How philosophy came to disdain the wisdom of oral cultures

As the theorist Walter J Ong pointed out in Orality and Literacy: Technologizing the Word (1982), it is difficult, perhaps even impossible, now to imagine how differently language would have been experienced in a culture of ‘primary orality’. There would be nowhere to ‘look up a word’, no authoritative source telling us the shape the word ‘actually’ takes.

.. In the absence of fixed, textual anchors for words, there would be a sharp sense that language is charged with power, almost magic: the idea that words, when spoken, can bring about new states of affairs in the world. They do not so much describe, as invoke.

.. Writing rapidly turned customs into laws, agreements into contracts, genealogical lore into history. In each case, what had once been fundamentally temporal and singular was transformed into something eternal (as in, ‘outside of time’) and general.

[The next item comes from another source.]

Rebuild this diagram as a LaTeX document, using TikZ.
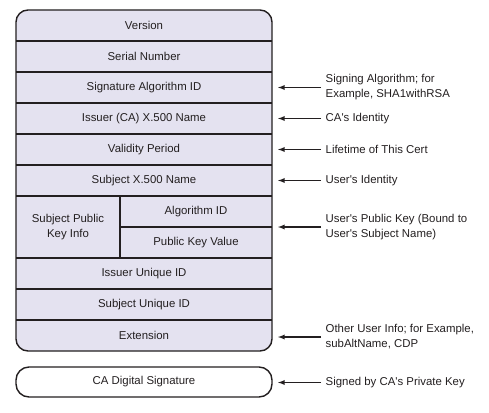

.. The freezing in text of dialectical reasoning, with a heavy admixture (however impure or problematic) of poetry, aphorism and myth, became the model for what, in the European tradition, was thought of as ‘philosophy’ for the next few millennia.

.. Within academic philosophy today, there is significant concern arising from how to make philosophy more ‘inclusive’ ..

.. As it happens, there are few members of primary oral cultures left in the world. And yet from a historical perspective the great bulk of human experience resides with them.